Juniors overcome negative perceptions, embrace hair types


Frannie Lamberti, Publication Editor

Worrying about appearance is normal for most high schoolers — being unique can be difficult, but learning to embrace your features is even harder.

Junior Darya Moiny shares her experience with her insecurities about her hair. Having a different hair type than others, Moiny grew up trying to change her hair.

“Throughout middle school I constantly kept straightening it and damaging it,” Moiny said. “[I would try] to make it not curly because I did not enjoy [my hair], and I didn’t like how different it made me look.”

Junior Parker Neal also struggled with accepting her natural red hair. Growing up, Neal said she was picked on for her hair color.

“People had said things to me like ‘I don’t like redheads’ or ‘Redheads don’t have souls,’” Neal said. “It started with small jokes, then progressively got worse as I got older.”

Moiny said her thoughts about her hair while growing up influenced her general appearance.

“It made me more insecure about other things like how I looked and how I dress,” Moiny said. “It kind of began to diffuse into other aspects of my appearance.”

Neal shared her experience with bullying in eighth grade.

“There [was] this one kid who would make comments on my appearance and jokes about it in class with other people,” Neal said. “I remember I hated that class, and it was always one of the worst parts of my day.”

Neal said that made her look differently at herself and wondered what other people thought about her.

“I will never forget what was said about me,” Neal said. “Why do [people] have to make fun of someone for having red hair?

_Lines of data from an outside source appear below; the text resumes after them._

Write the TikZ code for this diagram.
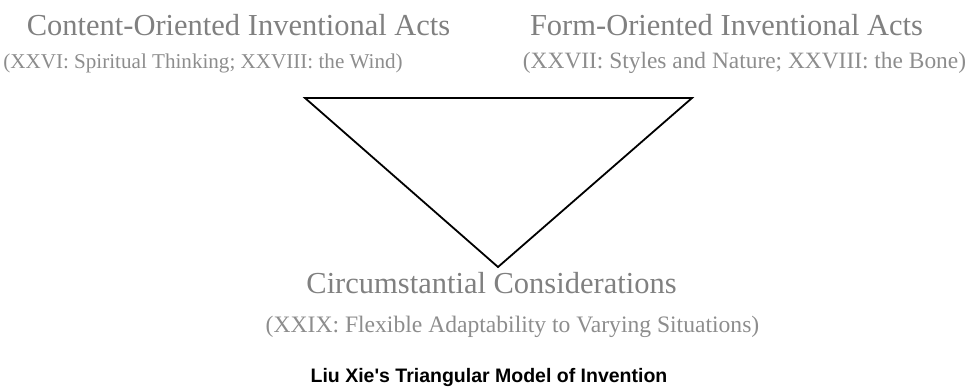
\documentclass[tikz,border=0pt]{standalone}
\usepackage{fontspec}
\newfontfamily\labelfont{Liberation Serif}
\newfontfamily\capfont{Liberation Sans}
\definecolor{labelgray}{RGB}{128,128,128}
\tikzset{
    headtext/.style={anchor=base, inner sep=0pt, text=labelgray,
        font=\labelfont\fontsize{30.5}{32}\selectfont},
    subtext/.style={anchor=base, inner sep=0pt, text=labelgray!90,
        font=\labelfont\fontsize{#1}{#1}\selectfont},
    captext/.style={anchor=base, inner sep=0pt,
        font=\capfont\bfseries\fontsize{19.5}{20}\selectfont}
}
\begin{document}
\begin{tikzpicture}[x=1pt, y=-1pt]
    \useasboundingbox (0,0) rectangle (973,386);
    % Tam giác
    \coordinate (tl) at (305,98);
    \coordinate (tr) at (692,98);
    \coordinate (bot) at (498,267);
    \draw[line width=1.8pt, line join=miter] (tl) -- (tr) -- (bot) -- cycle;
    % Nhãn ba đỉnh
    \node[headtext] (content) at (238.5,35) {Content-Oriented Inventional Acts};
    \node[subtext=21.1] (contentsub) at (203,68) {(XXVI: Spiritual Thinking; XXVIII: the Wind)};
    \node[headtext] (form) at (726.5,35) {Form-Oriented Inventional Acts};
    \node[subtext=23.4] (formsub) at (744.5,68) {(XXVII: Styles and Nature; XXVIII: the Bone)};
    \node[headtext] (circ) at (491.5,293) {Circumstantial Considerations};
    \node[subtext=23.6] (circsub) at (512.5,332) {(XXIX: Flexible Adaptability to Varying Situations)};
    % Tiêu đề
    \node[captext] (caption) at (489,382) {Liu Xie's Triangular Model of Invention};
\end{tikzpicture}
\end{document}
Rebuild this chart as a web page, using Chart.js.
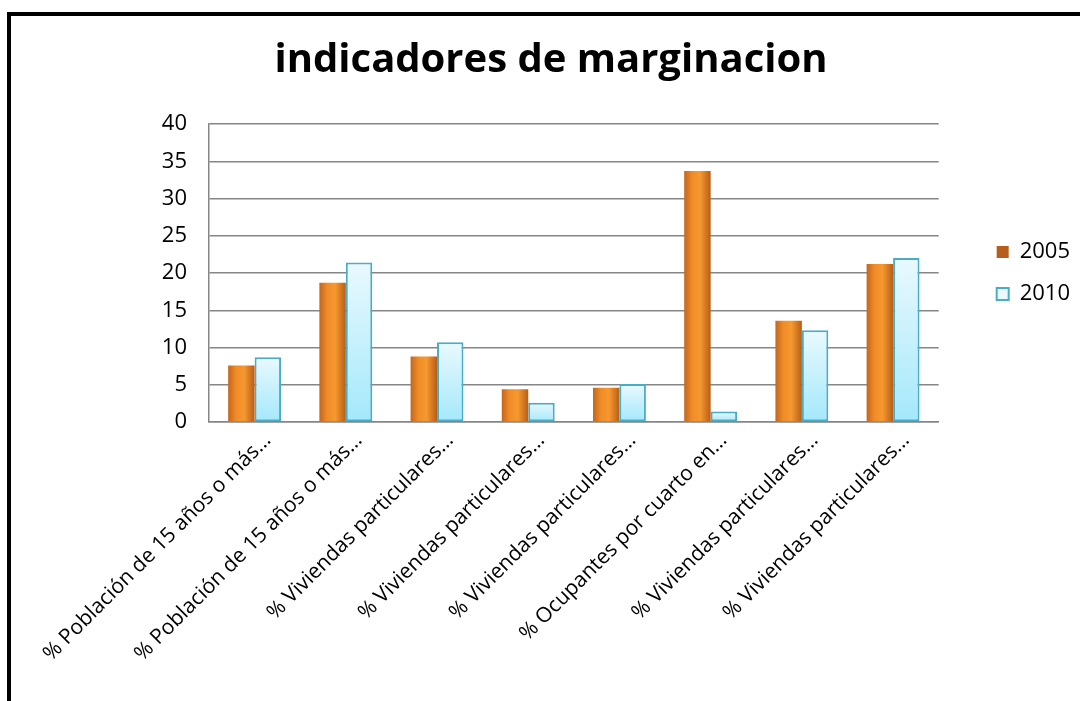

I just never really understood.”

Now, Moiny has learned to love her hair.

“It was just taking a step back and trying to figure out why it bothered me so much,” Moiny said. “The access to social media and seeing there were others who had hair like me slowly made me realize that it’s OK to stray from the norm.”

Neal likes that her hair is unique and has natural highlights.

“I’ve never dyed my hair, and I don’t think I ever will — I also don’t edit any of my photos or try and make it look like I don’t have red hair,” Neal said. “I’ve grown to love my hair.”

Moiny’s confidence has inspired her to help others.

“I chose to donate it so others could feel and gain some confidence from the hair,” Moiny said. “That helped me become more confident, too.”

Moiny thinks people develop insecurities because of their environment and who they are surrounded by.

“We tend to like to associate [the things around us] as being the only good thing,” Moiny said. “We need diversity in our lives — we don’t learn without diversity.”

Neal agrees with Moiny that insecurities form from outside factors.

“A lot of times, negative comments about your appearance will stay with you.” Neal said. “It builds up in my head and makes it worse.”

Moiny wants people to embrace their differences and be positive.

“You only have what you were born with,” Moiny said. “You can spend your life trying to change it, but at the end of the day, there’s more to you than just what you look like on the outside.”

Neal wants other people struggling with the same thing to not worry about what others think.

“This is your life, your journey — focus on yourself,” Neal said. “If you’re feeling insecure about something, it is perfectly normal and OK, but you shouldn’t let it completely affect you.”